When Ashley Sparkman and her husband Dave were buying their first house in Welland, Ontario, they didn't think they'd be moving just a few years later — but plans quickly changed.
Had the young couple thought ahead — the job prospects in the area were slim, especially for Dave, a recent teacher's college grad — they might have opted for a different mortgage term than the 5-year fixed rate they locked in at in December 2010. They've since moved to Kingston and listed their home for sale, but are facing a hefty penalty for breaking their mortgage before the original term was up.
According to Vancouver-based mortgage broker Dara Fahy, selecting the wrong mortgage term is one of the most common mistakes first-time homebuyers like Ashley and Dave make.
Selecting the wrong term
In the Sparkman's case, a 5-year fixed mortgage term was an attractive option at the time. They liked the stability of always knowing what their monthly mortgage payment would be and the rate they were offered was low.
"It wasn't worth the financial gamble for us at the time," said Ashley, "and we knew we'd have to pay a penalty to get out [of our mortgage], but we didn't put much thought into it or think it was a big deal."
As it turned out, it was a bigger deal than they initially thought. In order to break a fixed rate mortgage early, homeowners are charged either three months' interest or the Interest Rate Differential (IRD), whatever is greater. Ashley and Dave's home is currently listed for sale and, with approximately $100,000 left on their mortgage, if they sold today they'd be paying an IRD penalty of over $2,500.
Comparatively speaking, the penalty the Sparkman's are facing is actually fairly low. If they still owed $300,000, their IRD penalty would be closer to $7,500.
"Really the only way to protect yourself from a large penalty is to assess the market," explains Toronto mortgage broker Christopher Molder. "With a variable rate, the penalty is always three months' interest. Given the options at the time, if they knew there was a chance they would sell within two-to-three years, a variable rate could have saved them money since interest rates have dropped."
In Ashley and Dave's case, if they had selected a 5-year variable rate, their penalty would ring in at just $950. Their other option - had they known they might sell early - would have been to select a shorter term, such as a 3-year fixed rate.
"Next time around, we will probably take our time shopping around for rates, terms and such, rather than just going into the bank we're with because it was easy," she said.

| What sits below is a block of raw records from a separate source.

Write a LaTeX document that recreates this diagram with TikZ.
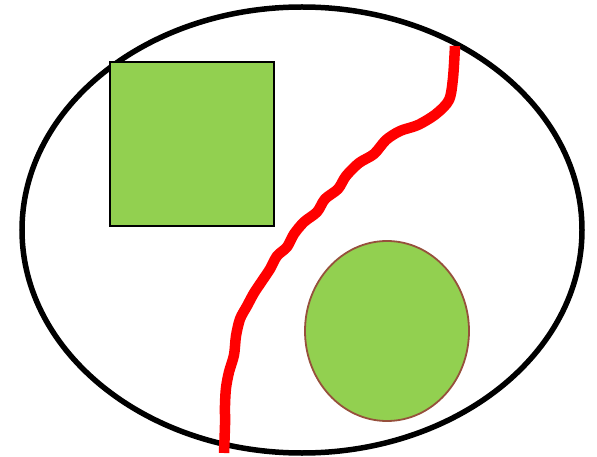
\documentclass[tikz,border=0pt]{standalone}
\usepackage{tikz}
\definecolor{LeafGreen}{RGB}{146,208,80}
\definecolor{RimBrown}{RGB}{150,80,60}
\definecolor{CutRed}{RGB}{255,0,0}
\tikzset{
  outerset/.style={draw=black,line width=5.5pt},
  squarebox/.style={draw=black,line width=2pt,fill=LeafGreen},
  roundblob/.style={draw=RimBrown,line width=1.8pt,fill=LeafGreen},
  cutline/.style={draw=CutRed,line width=10.5pt,line join=round}
}
\begin{document}
\begin{tikzpicture}[x=1pt,y=-1pt]
\useasboundingbox (0,0) rectangle (597,457);
% outer set
\draw[outerset] (302,230) ellipse [x radius=280, y radius=223];
% the square
\draw[squarebox] (110,62) rectangle (274,226);
% the disc
\draw[roundblob] (387,331) ellipse [x radius=82, y radius=90];
% the cut
\draw[cutline] plot[smooth,tension=0.5] coordinates {
  (455,46) (453,78) (449,100) (436,114) (418,125) (400,131) (386,140)
  (374,154) (359,163) (346,176) (338,189) (325,199) (317,212) (304,222)
  (294,234) (287,247) (277,256) (270,269) (262,281) (254,293) (247,306)
  (240,319) (236,336) (234,355) (229,372) (226,388) (225,405) (225,425)
  (224,453)};
\end{tikzpicture}
\end{document}
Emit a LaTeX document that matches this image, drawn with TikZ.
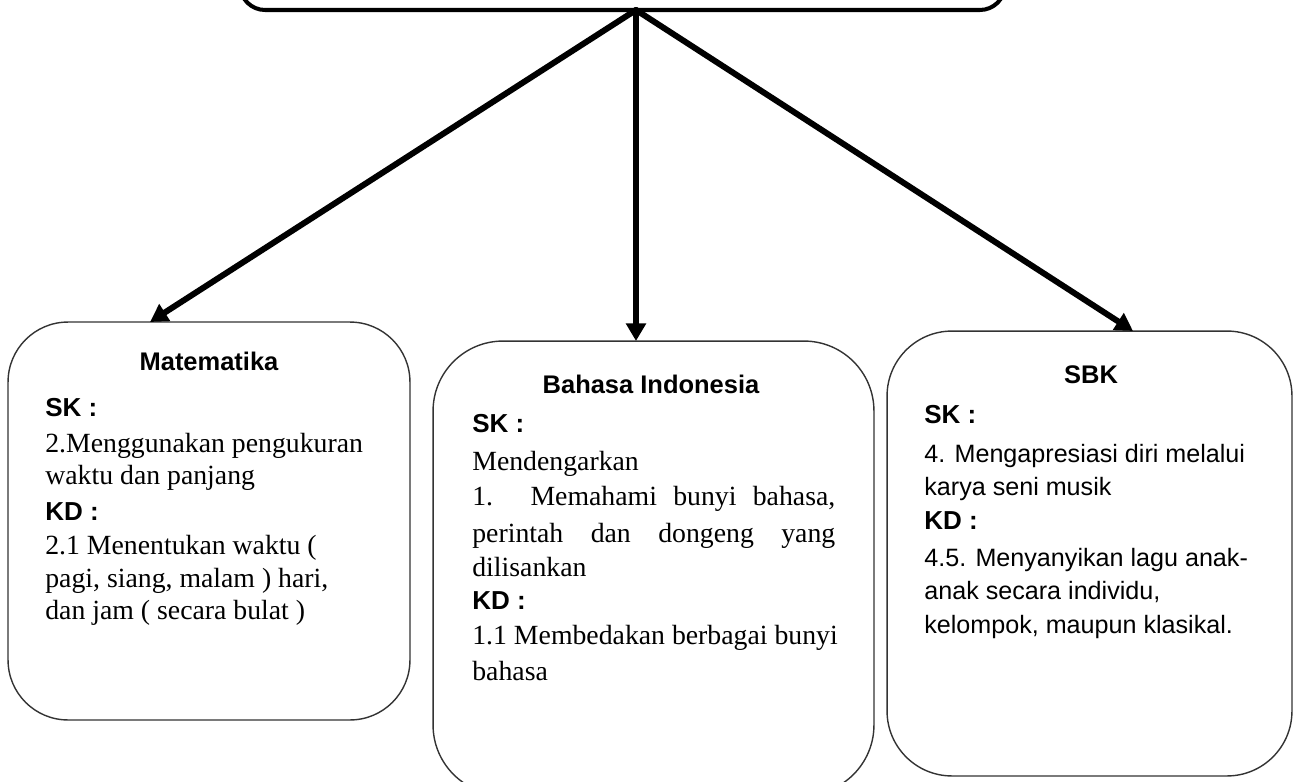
\documentclass[tikz,border=0pt]{standalone}
\usepackage{fontspec}
\setmainfont{Liberation Serif}
\setsansfont{Liberation Sans}
\usetikzlibrary{arrows.meta}
\definecolor{garis}{rgb}{0.2,0.2,0.2}
\tikzset{
  kotak/.style={draw=garis,line width=0.8pt,rounded corners=1.2cm,inner sep=0pt},
  panah/.style={line width=3.4pt,-{Triangle[length=10pt,width=11pt]}},
  judul/.style={font=\sffamily\bfseries\fontsize{14.5}{18}\selectfont,anchor=base},
  label/.style={font=\sffamily\bfseries\fontsize{14.8}{17}\selectfont,anchor=base west,inner sep=0pt},
  isi/.style={font=\fontsize{15.8}{19}\selectfont,anchor=base west,inner sep=0pt},
  isisans/.style={font=\sffamily\fontsize{14.3}{17}\selectfont,anchor=base west,inner sep=0pt}
}
\begin{document}
\begin{tikzpicture}[line cap=round,line join=round,x=0.02cm,y=-0.02cm]
\useasboundingbox (0,0) rectangle (1294,781);
\node[kotak,line width=2.3pt,draw=black,rounded corners=0.5cm,minimum width=15.3cm,minimum height=1.4cm] (tema) at (622.5,-25) {};
\node[kotak,minimum width=8.04cm,minimum height=7.96cm] (mat) at (209,521) {};
\node[kotak,rounded corners=1.4cm,minimum width=8.82cm,minimum height=9.08cm] (bin) at (653.5,568) {};
\node[kotak,rounded corners=1.3cm,minimum width=8.1cm,minimum height=8.9cm] (sbk) at (1089.5,553.5) {};
\coordinate (pusat) at (636,10);
\coordinate (matA) at (150,322);
\coordinate (binA) at (636,341);
\coordinate (sbkA) at (1133,331);
\draw[panah] (pusat) -- (matA);
\draw[panah] (pusat) -- (binA);
\draw[panah] (pusat) -- (sbkA);
% Matematika
\node[judul] (matJ) at (209,370) {Matematika};
\node[label] (matSK) at (45,416) {SK :};
\node[isi] (mat1) at (45,452) {2.Menggunakan pengukuran};
\node[isi] (mat2) at (45,484) {waktu dan panjang};
\node[label] (matKD) at (45,520) {KD :};
\node[isi] (mat3) at (45,554) {2.1 Menentukan waktu (};
\node[isi] (mat4) at (45,587) {pagi, siang, malam ) hari,};
\node[isi] (mat5) at (45,619) {dan jam ( secara bulat )};
% Bahasa Indonesia
\node[judul] (binJ) at (651,393) {Bahasa Indonesia};
\node[label] (binSK) at (472,432) {SK :};
\node[isi] (bin1) at (472,470) {Mendengarkan};
\node[isi] (bin2) at (472,505) {\makebox[7.26cm][s]{1. Memahami bunyi bahasa,}};
\node[isi] (bin3) at (472,542) {\makebox[7.26cm][s]{perintah dan dongeng yang}};
\node[isi] (bin4) at (472,576) {dilisankan};
\node[label] (binKD) at (472,609) {KD :};
\node[isi] (bin5) at (472,644) {1.1 Membedakan berbagai bunyi};
\node[isi] (bin6) at (472,680) {bahasa};
% SBK
\node[judul] (sbkJ) at (1091,383) {SBK};
\node[label] (sbkSK) at (924,423) {SK :};
\node[isisans] (sbk1) at (924,462) {4. Mengapresiasi diri melalui};
\node[isisans] (sbk2) at (924,495) {karya seni musik};
\node[label] (sbkKD) at (924,529) {KD :};
\node[isisans] (sbk3) at (924,566) {4.5. Menyanyikan lagu anak-};
\node[isisans] (sbk4) at (924,599) {anak secara individu,};
\node[isisans] (sbk5) at (924,633) {kelompok, maupun klasikal.};
\end{tikzpicture}
\end{document}
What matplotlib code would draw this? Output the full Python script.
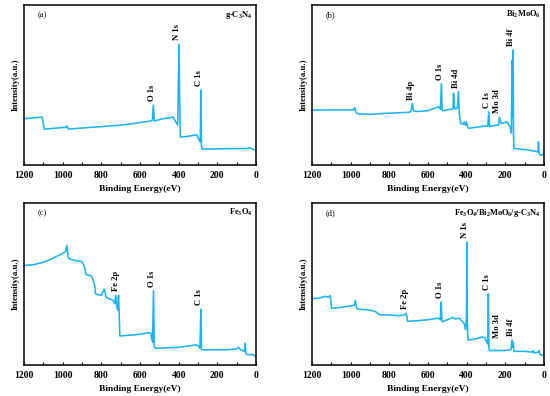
import matplotlib
matplotlib.use("Agg")
import matplotlib.pyplot as plt
from matplotlib.ticker import MultipleLocator

plt.rcParams['font.family'] = ['Liberation Serif', 'DejaVu Serif']
plt.rcParams['font.weight'] = 'bold'
plt.rcParams['mathtext.fontset'] = 'custom'
plt.rcParams['mathtext.rm'] = 'Liberation Serif:bold'
plt.rcParams['mathtext.it'] = 'Liberation Serif:bold'
plt.rcParams['mathtext.bf'] = 'Liberation Serif:bold'

# ---- data (binding energy eV, normalized intensity) ----
a_be = [1200, 1150, 1118, 1106, 1095, 1000, 985, 978, 970, 900, 807, 700, 634, 548, 536, 531, 526, 514, 480, 428,
        415, 405, 398, 395, 391, 350, 307, 295, 288, 285, 282, 278, 150, 40, 31, 20, 0]
a_int = [0.29, 0.295, 0.30, 0.30, 0.225, 0.235, 0.235, 0.245, 0.225, 0.232, 0.24, 0.25, 0.26, 0.275, 0.28, 0.375, 0.275, 0.28, 0.29, 0.30,
         0.27, 0.25, 0.754, 0.40, 0.175, 0.18, 0.19, 0.16, 0.146, 0.469, 0.12, 0.10, 0.103, 0.104, 0.11, 0.10, 0.094]

b_be = [1200, 1100, 1000, 985, 978, 972, 960, 900, 800, 700, 688, 680, 674, 660, 600, 545, 535, 530, 526, 520, 480,
        470, 467, 462, 455, 447, 442, 437, 430, 415, 412, 405, 400, 395, 390, 300, 290, 285, 281, 270, 240,
        234, 230, 220, 190, 175, 168, 164, 162, 159, 157, 155, 100, 60, 30, 28, 25, 22, 10, 0]
b_int = [0.344, 0.345, 0.345, 0.345, 0.36, 0.33, 0.32, 0.318, 0.325, 0.33, 0.335, 0.385, 0.34, 0.335, 0.34, 0.365, 0.35, 0.51, 0.34, 0.34, 0.35,
         0.35, 0.45, 0.36, 0.35, 0.36, 0.46, 0.32, 0.26, 0.255, 0.27, 0.25, 0.27, 0.24, 0.23, 0.245, 0.245, 0.333, 0.24, 0.245, 0.25,
         0.25, 0.30, 0.26, 0.27, 0.24, 0.20, 0.656, 0.30, 0.72, 0.20, 0.104, 0.098, 0.09, 0.083, 0.146, 0.08, 0.065, 0.0625, 0.07]

c_be = [1200, 1150, 1100, 1050, 1000, 985, 978, 970, 950, 930, 900, 885, 880, 850, 835, 830, 800, 785, 775, 760, 740,
        730, 725, 720, 715, 711, 707, 704, 650, 600, 560, 545, 535, 530, 526, 520, 400, 310, 300, 290, 285, 282, 278,
        150, 100, 90, 80, 60, 56, 52, 45, 20, 10, 0]
c_int = [0.615, 0.62, 0.635, 0.66, 0.69, 0.70, 0.74, 0.66, 0.65, 0.645, 0.64, 0.60, 0.56, 0.55, 0.50, 0.44, 0.43, 0.47, 0.42, 0.41, 0.40,
         0.38, 0.43, 0.36, 0.34, 0.43, 0.30, 0.18, 0.185, 0.19, 0.20, 0.20, 0.14, 0.46, 0.11, 0.104, 0.11, 0.125, 0.12, 0.105, 0.344, 0.10, 0.094,
         0.095, 0.10, 0.11, 0.095, 0.085, 0.135, 0.07, 0.065, 0.065, 0.0625, 0.05]

d_be = [1200, 1160, 1130, 1115, 1105, 1098, 1060, 1000, 980, 975, 968, 950, 900, 870, 850, 800, 750, 720, 713, 710, 705,
        650, 600, 545, 535, 531, 527, 520, 480, 470, 460, 440, 420, 410, 405, 400, 398, 396, 393, 360, 320, 305, 295, 290,
        287, 284, 280, 200, 170, 165, 162, 158, 155, 100, 60, 55, 50, 30, 25, 20, 10, 0]
d_int = [0.41, 0.415, 0.425, 0.42, 0.43, 0.35, 0.355, 0.365, 0.37, 0.40, 0.35, 0.345, 0.34, 0.33, 0.31, 0.31, 0.305, 0.31, 0.32, 0.31, 0.27,
         0.275, 0.28, 0.29, 0.28, 0.39, 0.27, 0.27, 0.29, 0.295, 0.285, 0.29, 0.27, 0.25, 0.22, 0.30, 0.76, 0.30, 0.155, 0.16, 0.173, 0.17, 0.14, 0.13,
         0.44, 0.10, 0.09, 0.09, 0.095, 0.155, 0.11, 0.14, 0.085, 0.085, 0.08, 0.09, 0.075, 0.08, 0.09, 0.065, 0.06, 0.065]

panels = [
    dict(be=a_be, it=a_int, tag='(a)', name=r'g-C$_3$N$_4$',
         peaks=[('O 1s', 531, 0.39), ('N 1s', 398, 0.77), ('C 1s', 285, 0.485)]),
    dict(be=b_be, it=b_int, tag='(b)', name=r'Bi$_2$MoO$_6$',
         peaks=[('Bi 4p', 680, 0.40), ('O 1s', 530, 0.525), ('Bi 4d', 447, 0.475),
                ('C 1s', 285, 0.35), ('Mo 3d', 232, 0.315), ('Bi 4f', 160, 0.735)]),
    dict(be=c_be, it=c_int, tag='(c)', name=r'Fe$_3$O$_4$',
         peaks=[('Fe 2p', 718, 0.445), ('O 1s', 530, 0.475), ('C 1s', 285, 0.36)]),
    dict(be=d_be, it=d_int, tag='(d)', name=r'Fe$_3$O$_4$/Bi$_2$MoO$_6$/g-C$_3$N$_4$',
         peaks=[('Fe 2p', 711, 0.335), ('O 1s', 531, 0.405), ('N 1s', 398, 0.775),
                ('C 1s', 287, 0.455), ('Mo 3d', 232, 0.155), ('Bi 4f', 162, 0.17)]),
]

positions = [
    [0.0436, 0.583, 0.4218, 0.404],
    [0.567, 0.583, 0.4218, 0.404],
    [0.0436, 0.078, 0.4218, 0.409],
    [0.567, 0.078, 0.4218, 0.409],
]

color = '#1DB3F0'
fig = plt.figure(figsize=(5.5, 3.96), dpi=100)
for p, pos in zip(panels, positions):
    ax = fig.add_axes(pos)
    ax.plot(p['be'], p['it'], color=color, lw=1.15)
    ax.set_xlim(1200, 0)
    ax.set_ylim(0, 1)
    ax.xaxis.set_major_locator(MultipleLocator(200))
    ax.xaxis.set_minor_locator(MultipleLocator(100))
    ax.tick_params(axis='x', which='both', direction='in', labelsize=7, pad=4,
                   top=False, length=2, width=0.8)
    ax.set_yticks([])
    for lab in ax.get_xticklabels():
        lab.set_fontweight('bold')
    for s in ax.spines.values():
        s.set_linewidth(1.1)
    ax.set_xlabel('Binding Energy(eV)', fontsize=6.8, fontweight='bold', labelpad=4)
    ax.set_ylabel('Intensity(a.u.)', fontsize=6.3, fontweight='bold', labelpad=3)
    ax.text(0.06, 0.94, p['tag'], transform=ax.transAxes, fontsize=6, va='center', ha='left',
            fontweight='normal')
    ax.text(0.985, 0.94, p['name'], transform=ax.transAxes, fontsize=6, va='center', ha='right',
            fontweight='bold')
    for name, x, y in p['peaks']:
        ax.text(x + 8, y + 0.01, name, rotation=90, fontsize=6.2, ha='center', va='bottom',
                fontweight='bold')

fig.savefig('out.png', dpi=100)
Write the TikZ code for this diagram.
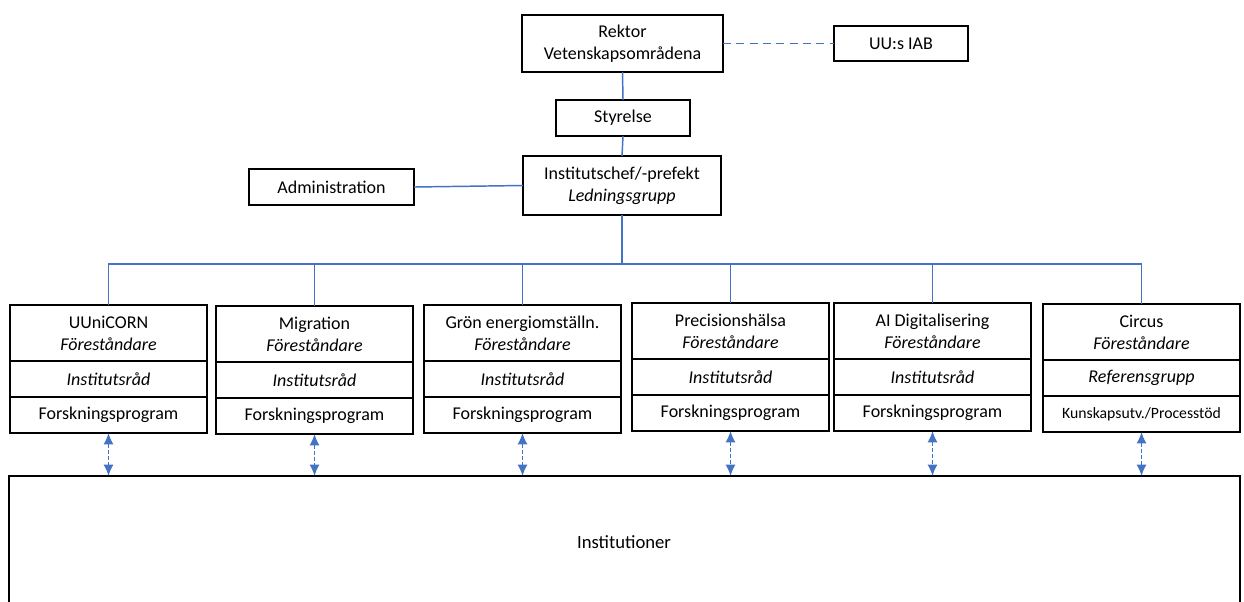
\documentclass[tikz,border=0pt]{standalone}
\usepackage{fontspec}
\setmainfont{Carlito}
\usetikzlibrary{arrows.meta}
\definecolor{lineblue}{RGB}{68,114,196}
\tikzset{
  box/.style={draw=black, line width=1.1pt, inner sep=0pt, outer sep=0pt, align=center, font=\fontsize{13.5}{16.5}\selectfont},
  conn/.style={draw=lineblue, line width=1.1pt},
  dconn/.style={draw=lineblue, line width=1.3pt, dash pattern=on 6pt off 4pt},
  link/.style={draw=lineblue, line width=1.1pt, dash pattern=on 3pt off 1.5pt, {Latex[length=8.5pt,width=7.5pt]}-{Latex[length=8.5pt,width=7.5pt]}},
  tophead/.style={box, minimum width=147.75pt, minimum height=42pt, anchor=north},
  midrow/.style={box, minimum width=147.75pt, minimum height=27pt, anchor=north},
}
\newcommand\orgcol[6]{%
  \node[tophead] (t#1) at (#2,#3) {#4\\\textit{Föreståndare}};
  \node[midrow] (m#1) at (t#1.south) {#5};
  \node[midrow] (b#1) at (m#1.south) {#6};
}
\begin{document}
\begin{tikzpicture}[x=0.75pt,y=-0.75pt]
\useasboundingbox (0,0) rectangle (1244,601);
\clip (0,0) rectangle (1244,601);
\fill[white] (0,0) rectangle (1244,601);

\node[box, minimum width=150.75pt, minimum height=42.75pt] (rek) at (622.5,43.5) {Rektor\\Vetenskapsområdena};
\node[box, minimum width=100.5pt, minimum height=26.25pt] (iab) at (901,43.5) {UU:s IAB};
\node[box, minimum width=100.5pt, minimum height=27pt] (sty) at (623,118) {Styrelse};
\node[box, minimum width=148.5pt, minimum height=44.25pt] (pref) at (622,185.5) {Institutschef/-prefekt\\\textit{Ledningsgrupp}};
\node[box, minimum width=123.75pt, minimum height=27pt] (adm) at (331.5,187) {Administration};

\draw[dconn] (rek.east) -- (iab.west);
\draw[conn] (rek.south) -- (sty.north);
\draw[conn] (sty.south) -- (pref.north);
\draw[conn] (adm.east) -- (pref.west);

\orgcol{1}{108.5}{305}{UUniCORN}{\textit{Institutsråd}}{Forskningsprogram}
\orgcol{2}{314.5}{306}{Migration}{\textit{Institutsråd}}{Forskningsprogram}
\orgcol{3}{522.5}{305}{Grön energiomställn.}{\textit{Institutsråd}}{Forskningsprogram}
\orgcol{4}{730.5}{303}{Precisionshälsa}{\textit{Institutsråd}}{Forskningsprogram}
\orgcol{5}{932.5}{303}{AI Digitalisering}{\textit{Institutsråd}}{Forskningsprogram}
\orgcol{6}{1141.5}{304}{Circus}{\textit{Referensgrupp}}{{\fontsize{11.8}{14}\selectfont Kunskapsutv./Processtöd}}

\coordinate (bus) at (622,264);
\draw[conn] (pref.south) -- (bus);
\draw[conn] (t1.north) |- (bus) -| (t6.north);
\foreach \i in {2,3,4,5} {\draw[conn] (t\i.north) -- (t\i.north |- bus);}

\node[box, minimum width=923.25pt, minimum height=120pt, anchor=north west] (inst) at (9,476) {};
\node[font=\fontsize{14}{16}\selectfont] (instlbl) at (624,542) {Institutioner};

\foreach \i in {1,...,6} {\draw[link] (b\i.south) -- (b\i.south |- inst.north);}
\end{tikzpicture}
\end{document}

Focusing too much on interest rates
With the low mortgage rates currently available in Canada, it's hard not to want to get the best one. Many times, a lender will offer clients a lower rate for a mortgage that has little-to-no flexibility. This means while the client might be getting a low rate, they won't be getting many other popular features like prepayment options or rate holds. A rate hold allows the homeowner to lock into the current mortgage rate between 30-120 days before their renewal date, which can be particularly helpful if rates are likely to increase. This lack of flexibility can end up costing more money in the long run.
If a deal sounds too good to be true then it probably is," said Molder. "In a market where most borrowers are fixated on rate, it is easy for lenders to structure mortgages in such a way that the rate looks good but they eliminate all other privileges."
While the terms and conditions that come with a mortgage might not seem important when you're signing the paperwork, the effect they can have a few years down the line is paramount. For instance, low rates might come with stipulations regarding prepayment options, or owners might not be able to break their mortgage without paying the entire term's interest.
While it can be tempting to lock into the lowest rate available, it's important to consider the entire mortgage package and any restrictions, before signing.